South Africa is the continent’s most industrialised nation, but the sluggish economy is burdened by an employment rate that tops 32 percent, one of the highest in the world, with young people most severely affected. Inequality within the country’s 62 million people is one of the highest in the world, a legacy of white-minority rule voted out in 1994. Around two-thirds of the population is estimated to live in poverty, according to the World Bank. The economy grew by only 0.6 percent in 2024, held back by failing infrastructure, including massive power outages blamed on years of corruption, mismanagement, and theft.

– ‘Pressing needs’ –

The government faced “very real, and pressing, service delivery needs that are vital to our developmental goals and which cannot be further postponed,” the minister said. His budget laid out more than one trillion rands ($54.4 billion) in spending over three years on improvements to the transport network, the energy delivery system, and water and sanitation projects. The tax service would be allocated funds to improve its capacity at revenue collection, with billions of rands said to be uncollected.
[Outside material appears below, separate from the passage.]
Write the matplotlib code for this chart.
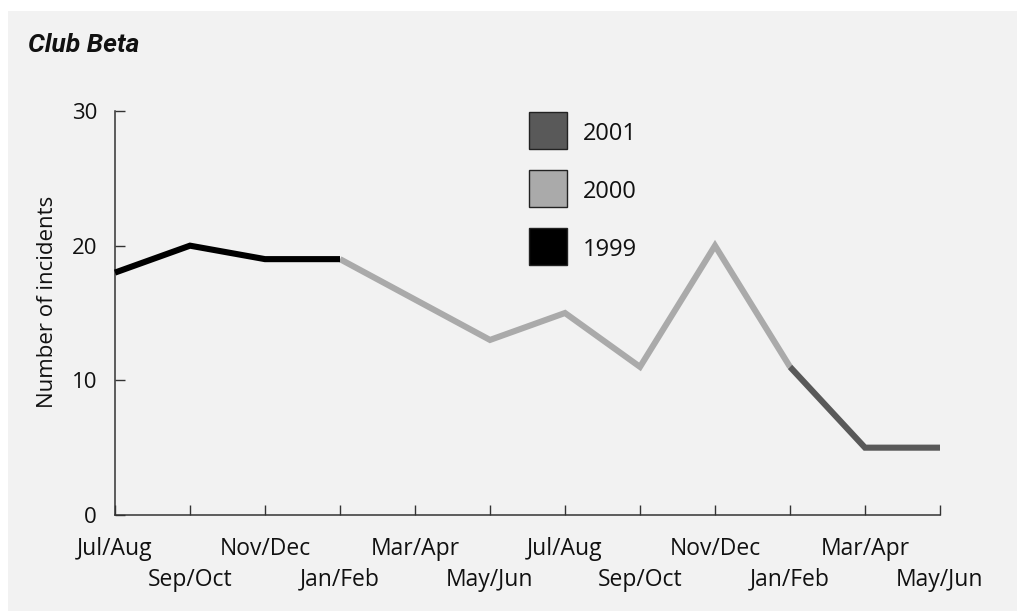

The pro-business DA said that in its current form, the budget means “the people of South Africa will be poorer, and the future of the government is at risk.” It accused the ANC, the main party in the uneasy unity government installed after the May 2024 election, of not heeding warnings against tax increases. It would not give Godongwana’s budget the majority vote in parliament that it would need to pass, the party said in a statement.